_routing

edit

The routing field allows to control the _routing aspect when indexing data and explicit routing control is required.

store / index

edit

The first thing the _routing mapping does is to store the routing value provided (store set to yes) and index it (index set to not_analyzed). The reason why the routing is stored by default is so reindexing data will be possible if the routing value is completely external and not part of the docs.

required

edit

Another aspect of the _routing mapping is the ability to define it as required by setting required to true. This is very important to set when using routing features, as it allows different APIs to make use of it. For example, an index operation will be rejected if no routing value has been provided (or derived from the doc). A delete operation will be broadcasted to all shards if no routing value is provided and _routing is required.

path

edit

The routing value can be provided as an external value when indexing (and still stored as part of the document, in much the same way _source is stored).
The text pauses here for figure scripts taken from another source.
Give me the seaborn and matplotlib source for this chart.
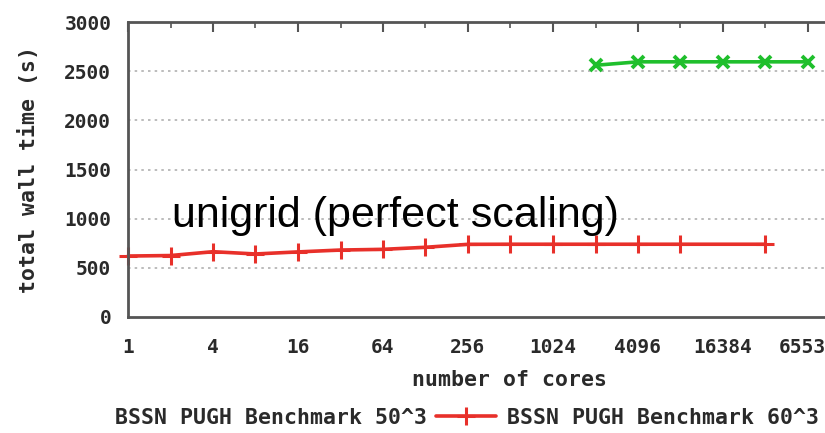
import numpy as np
import pandas as pd
import matplotlib
matplotlib.use("Agg")
import matplotlib.pyplot as plt
import seaborn as sns
from matplotlib.ticker import FixedLocator, NullFormatter

# ---- data ----
cores_50 = [1, 2, 4, 8, 16, 32, 64, 128, 256, 512, 1024, 2048, 4096, 8192, 32768]
time_50 = [620, 625, 664, 641, 662, 681, 688, 709, 739, 740, 740, 740, 740, 740, 740]
cores_60 = [2048, 4096, 8192, 16384, 32768, 65536]
time_60 = [2560, 2595, 2595, 2595, 2595, 2595]
label_50 = "BSSN PUGH Benchmark 50^3"
label_60 = "BSSN PUGH Benchmark 60^3"
x_ticks = [1, 4, 16, 64, 256, 1024, 4096, 16384, 65536]
y_ticks = [0, 500, 1000, 1500, 2000, 2500, 3000]
annotation = "unigrid (perfect scaling)"

sns.set_style("white")
plt.rcParams["font.family"] = ["DejaVu Sans Mono"]

W, H = 825, 433
fig = plt.figure(figsize=(W / 100, H / 100), dpi=100)
left, right_px = 128, 128 + 17 * 42.5
top, bottom = 22, 317
ax = fig.add_axes([left / W, 1 - bottom / H, (right_px - left) / W, (bottom - top) / H])

red = "#e8302a"
green = "#1fbf2c"
txt = "#2a2a2a"

df50 = pd.DataFrame({"cores": cores_50, "time": time_50})
df60 = pd.DataFrame({"cores": cores_60, "time": time_60})
sns.lineplot(data=df50, x="cores", y="time", ax=ax, color=red, lw=2.6,
             marker="+", markersize=13, markeredgewidth=2.2, markeredgecolor=red,
             label=label_50, clip_on=False)
sns.lineplot(data=df60, x="cores", y="time", ax=ax, color=green, lw=2.6,
             marker="x", markersize=9, markeredgewidth=2.8, markeredgecolor=green,
             label=label_60)

ax.set_xscale("log", base=2)
ax.set_xlim(1, 2 ** 17)
ax.set_ylim(0, 3000)
ax.xaxis.set_major_locator(FixedLocator(x_ticks))
ax.set_xticklabels([str(v) for v in x_ticks])
ax.xaxis.set_minor_locator(FixedLocator([2 * v for v in x_ticks]))
ax.xaxis.set_minor_formatter(NullFormatter())
ax.set_yticks(y_ticks)
ax.set_yticklabels([str(v) for v in y_ticks])

for y in y_ticks[1:-1]:
    ax.axhline(y, color="#b0b0b0", lw=1.2, ls=(0, (1.5, 2.5)), zorder=0)

for s in ["left", "bottom", "top"]:
    ax.spines[s].set_color("#555555")
    ax.spines[s].set_linewidth(2)
ax.spines["right"].set_visible(False)

ax.tick_params(axis="both", which="both", direction="in", top=True, colors="#555555",
               labelcolor=txt, labelsize=14)
ax.tick_params(axis="x", which="major", length=7, width=1.5, pad=15)
ax.tick_params(axis="x", which="minor", length=4, width=1.2)
ax.tick_params(axis="y", which="major", length=6, width=1.5, pad=12)
for lab in ax.get_xticklabels() + ax.get_yticklabels():
    lab.set_fontweight("bold")

ax.set_xlabel("")
ax.set_ylabel("total wall time (s)", fontsize=15.5, fontweight="bold", color=txt, labelpad=18)
fig.text(510 / W, 1 - 380 / H, "number of cores", ha="center", va="center",
         fontsize=15.5, fontweight="bold", color=txt)

fig.text(172 / W, 1 - 227 / H, annotation, ha="left", va="baseline",
         fontsize=31, family=["Liberation Sans"], color="black")

ax.get_legend().remove()
handles, labels = ax.get_legend_handles_labels()
leg = fig.legend(handles, labels, loc="center left", bbox_to_anchor=(115 / W, 1 - 418 / H),
                 ncol=2, frameon=False, markerfirst=False, borderpad=0, borderaxespad=0,
                 handlelength=2.8, handletextpad=0.4, columnspacing=0.5,
                 prop={"family": "DejaVu Sans Mono", "weight": "bold", "size": 15.5})
for t in leg.get_texts():
    t.set_color(txt)

fig.savefig("out.png", dpi=100)
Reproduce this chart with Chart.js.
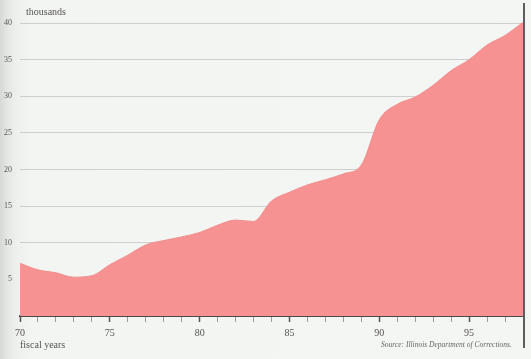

But, it can also be automatically extracted from the index doc based on a path. For example, having the following mapping:

{
    "comment" : {
        "_routing" : {
            "required" : true,
            "path" : "blog.post_id"
        }
    }
}

Will cause the following doc to be routed based on the 111222 value:

{
    "text" : "the comment text"
    "blog" : {
        "post_id" : "111222"
    }
}

Note, using path without explicit routing value provided required an additional (though quite fast) parsing phase.

id uniqueness

edit

When indexing documents specifying a custom _routing, the uniqueness of the _id is not guaranteed throughout all the shards that the index is composed of. In fact, documents with the same _id might end up in different shards if indexed with different _routing values.